The record’s opening triptych stakes out its aesthetic boundaries. The first track,“Change,” is a plain-spoken lament about a simple truth—you can’t freeze time, so life is an exercise in constantly letting go, which means sometimes you have to release your grip on what matters most. Ms. Lenker sings, “Could I set everything free / When I watch you holding her the way you once held me?” The following “Time Escaping” builds on the first song thematically, but comes from a different sonic universe. It’s engineered by Shawn Everett (The War on Drugs, Kacey Musgraves), who captures several of the jammier songs here.

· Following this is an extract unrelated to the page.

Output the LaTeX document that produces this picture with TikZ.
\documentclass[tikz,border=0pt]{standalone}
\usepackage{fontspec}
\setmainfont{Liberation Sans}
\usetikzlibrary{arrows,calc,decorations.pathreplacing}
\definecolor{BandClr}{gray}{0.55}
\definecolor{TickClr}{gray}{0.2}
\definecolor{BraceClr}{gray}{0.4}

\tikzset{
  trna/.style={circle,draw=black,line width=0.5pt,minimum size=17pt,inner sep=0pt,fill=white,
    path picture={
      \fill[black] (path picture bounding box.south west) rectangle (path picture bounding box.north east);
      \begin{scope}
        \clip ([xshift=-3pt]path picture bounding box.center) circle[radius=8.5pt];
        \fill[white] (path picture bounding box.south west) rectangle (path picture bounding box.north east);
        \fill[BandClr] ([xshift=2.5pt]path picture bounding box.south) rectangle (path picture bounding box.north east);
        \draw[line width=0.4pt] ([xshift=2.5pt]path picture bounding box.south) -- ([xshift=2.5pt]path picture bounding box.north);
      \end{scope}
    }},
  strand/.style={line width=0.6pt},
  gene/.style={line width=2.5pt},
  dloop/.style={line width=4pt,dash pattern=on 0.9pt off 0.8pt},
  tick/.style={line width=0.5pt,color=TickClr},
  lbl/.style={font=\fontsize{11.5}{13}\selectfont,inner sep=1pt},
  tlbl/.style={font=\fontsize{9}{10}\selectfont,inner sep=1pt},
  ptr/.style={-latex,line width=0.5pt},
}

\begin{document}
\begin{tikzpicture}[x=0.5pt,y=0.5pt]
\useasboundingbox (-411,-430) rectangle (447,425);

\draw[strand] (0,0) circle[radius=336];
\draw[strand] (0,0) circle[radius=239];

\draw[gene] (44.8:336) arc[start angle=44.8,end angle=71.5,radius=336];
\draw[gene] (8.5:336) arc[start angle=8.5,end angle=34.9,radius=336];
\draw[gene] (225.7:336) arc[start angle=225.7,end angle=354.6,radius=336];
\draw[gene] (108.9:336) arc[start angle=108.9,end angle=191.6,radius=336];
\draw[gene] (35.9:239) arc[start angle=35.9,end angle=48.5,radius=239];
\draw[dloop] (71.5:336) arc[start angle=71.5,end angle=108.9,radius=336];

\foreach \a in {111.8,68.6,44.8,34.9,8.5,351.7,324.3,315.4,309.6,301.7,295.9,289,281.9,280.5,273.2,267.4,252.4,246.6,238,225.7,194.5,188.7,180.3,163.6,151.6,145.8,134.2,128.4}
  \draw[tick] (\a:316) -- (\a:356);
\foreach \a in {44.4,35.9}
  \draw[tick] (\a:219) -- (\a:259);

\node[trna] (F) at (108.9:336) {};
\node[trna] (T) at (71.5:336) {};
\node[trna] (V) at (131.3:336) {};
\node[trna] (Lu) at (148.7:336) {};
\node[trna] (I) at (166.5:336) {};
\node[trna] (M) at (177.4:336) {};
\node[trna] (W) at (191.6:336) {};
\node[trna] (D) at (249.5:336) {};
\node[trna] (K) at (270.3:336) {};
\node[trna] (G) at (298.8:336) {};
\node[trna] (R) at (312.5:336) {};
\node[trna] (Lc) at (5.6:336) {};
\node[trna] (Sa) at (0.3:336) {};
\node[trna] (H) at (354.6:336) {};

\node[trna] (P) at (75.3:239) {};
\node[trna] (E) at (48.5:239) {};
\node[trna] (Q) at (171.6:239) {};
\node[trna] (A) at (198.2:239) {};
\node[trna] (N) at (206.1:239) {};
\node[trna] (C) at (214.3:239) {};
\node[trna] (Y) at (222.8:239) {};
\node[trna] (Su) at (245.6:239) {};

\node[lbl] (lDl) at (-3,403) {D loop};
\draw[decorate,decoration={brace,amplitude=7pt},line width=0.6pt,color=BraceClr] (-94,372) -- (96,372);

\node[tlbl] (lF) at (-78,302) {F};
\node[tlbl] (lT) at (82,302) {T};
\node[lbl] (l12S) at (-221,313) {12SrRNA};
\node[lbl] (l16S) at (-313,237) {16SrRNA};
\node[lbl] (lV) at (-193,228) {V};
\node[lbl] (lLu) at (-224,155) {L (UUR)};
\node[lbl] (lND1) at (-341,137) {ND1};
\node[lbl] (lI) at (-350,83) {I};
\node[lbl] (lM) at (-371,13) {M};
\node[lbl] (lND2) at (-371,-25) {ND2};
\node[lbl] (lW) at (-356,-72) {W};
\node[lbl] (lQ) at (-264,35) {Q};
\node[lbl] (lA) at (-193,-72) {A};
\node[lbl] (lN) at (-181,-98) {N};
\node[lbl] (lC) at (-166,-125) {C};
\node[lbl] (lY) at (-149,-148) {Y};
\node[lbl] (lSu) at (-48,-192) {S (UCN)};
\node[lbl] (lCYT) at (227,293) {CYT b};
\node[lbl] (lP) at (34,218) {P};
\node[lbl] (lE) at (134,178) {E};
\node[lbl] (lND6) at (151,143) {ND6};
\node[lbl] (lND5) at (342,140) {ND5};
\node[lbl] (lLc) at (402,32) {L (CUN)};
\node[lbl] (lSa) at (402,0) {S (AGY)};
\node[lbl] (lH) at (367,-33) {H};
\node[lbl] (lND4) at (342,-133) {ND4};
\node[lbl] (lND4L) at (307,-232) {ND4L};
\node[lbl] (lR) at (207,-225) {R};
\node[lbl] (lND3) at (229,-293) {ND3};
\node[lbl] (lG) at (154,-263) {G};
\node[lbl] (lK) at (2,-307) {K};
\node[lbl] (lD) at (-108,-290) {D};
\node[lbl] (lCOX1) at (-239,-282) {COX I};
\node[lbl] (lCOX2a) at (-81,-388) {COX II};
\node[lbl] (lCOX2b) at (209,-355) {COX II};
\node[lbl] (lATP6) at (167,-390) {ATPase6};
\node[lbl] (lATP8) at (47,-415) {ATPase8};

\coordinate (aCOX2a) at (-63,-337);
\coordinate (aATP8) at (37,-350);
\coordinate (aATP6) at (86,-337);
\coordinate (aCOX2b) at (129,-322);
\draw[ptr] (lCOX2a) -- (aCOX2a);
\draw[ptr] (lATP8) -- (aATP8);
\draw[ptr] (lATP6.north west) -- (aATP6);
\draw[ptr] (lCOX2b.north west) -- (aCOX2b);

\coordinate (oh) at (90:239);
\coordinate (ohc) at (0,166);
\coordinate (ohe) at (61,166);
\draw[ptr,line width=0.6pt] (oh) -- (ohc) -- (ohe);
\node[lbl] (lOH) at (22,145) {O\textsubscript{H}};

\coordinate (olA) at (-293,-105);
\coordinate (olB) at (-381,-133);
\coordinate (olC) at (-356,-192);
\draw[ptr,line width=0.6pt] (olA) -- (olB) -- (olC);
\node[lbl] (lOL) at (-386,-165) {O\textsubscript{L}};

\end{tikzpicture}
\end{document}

It brings to mind the Grateful Dead circa 1974, when Jerry Garcia’s guitar might sound like a steel drum or kalimba, embodying melody and rhythm simultaneously.
And then comes “Spud Infinity,” engineered by Scott McMicken, a loose and rambling country number with a jaw harp and fiddle that sounds as if it were recorded in a room with a dirt floor. Here and elsewhere on the record, you can hear Ms. Lenker challenging herself to write something simple, loose and funny instead of her more typically abstract and impressionist lyrics. In interviews, she has mentioned admiration for songwriter John Prine, and you can find echoes of his careful assemblages throughout “Dragon,” on tunes where laughter and tears exist in perfect balance.

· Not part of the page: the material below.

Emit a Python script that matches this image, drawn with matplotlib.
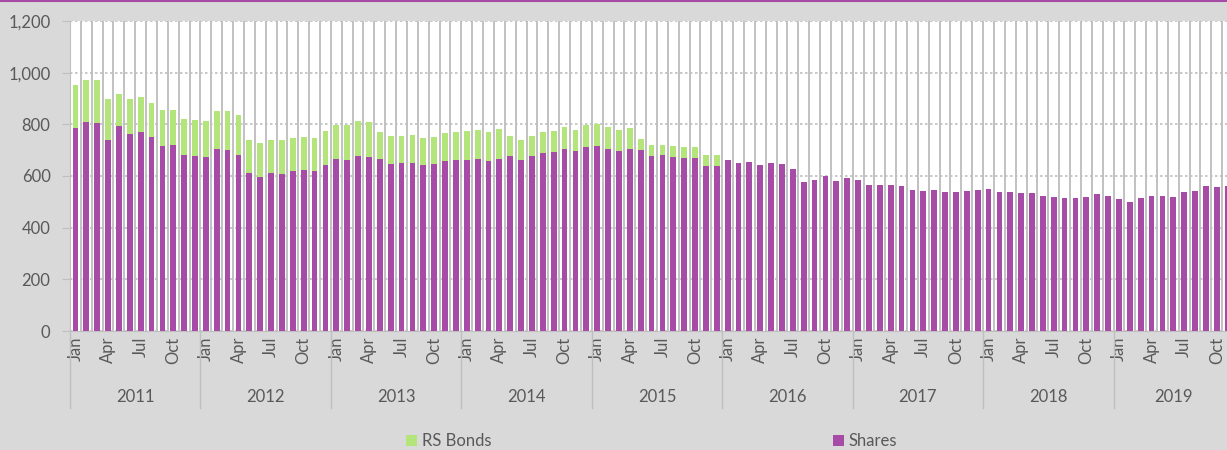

This influence crops up later on “Red Moon,” a cousin to “Spud Infinity,” also engineered by Mr. McMicken. It’s another barn-dance jig complete with fiddle, and at one point Ms. Lenker seems to be mentioning a random character named Diane Lee before bursting out with “That’s my grandma!” Later in the song, like Prine, she crafts homey images of everyday details and imbues them with magic. “Radio singin’ from the corner of the kitchen / I’ve got the oven on / I got the onions wishin’ they hadn’t made me cry.”
As the lengthy album unfolds, musical and lyrical ideas disappear and then return a few songs later. “Little Things,” with Mr. Everett engineering, has a brilliant angular solo from guitarist Buck Meek that carries a large amount of its emotional content, and it forms a clear stylistic link to similarly guitar-heavy “Time Escaping.” “Love Love Love,” recorded by Dom Monks (Nick Cave, Laura Marling), has the distorted oblong rumble of Neil Young and Crazy Horse, a regular touchstone for the band.
Ms. Lenker is a sturdy melodist who is occasionally great. When she de-emphasizes the catchy tune, her music suffers a little. A song like “Sparrow,” a dirge based on a basic pattern of ascending and descending notes, can be a little dull if you’re not already steeped in the music of Big Thief. It’s one of a handful of tracks where good ideas are fused to melodies that don’t quite stay in your mind. Still, not a bad ratio given the record’s length.
As the album winds down, “The Only Place” captures the record’s tension between existential yearning and the essential power of human connection. “When all material scatters / And ashes amplify / The only place that matters / Is by your side,” Ms. Lenker sings. When I reviewed Big Thief’s “Two Hands” in 2019, I mentioned that it carried the excitement of a creative talent hitting a peak. “Dragon” is somehow even better, as her songwriting grows richer and the band’s playing is even more telepathic.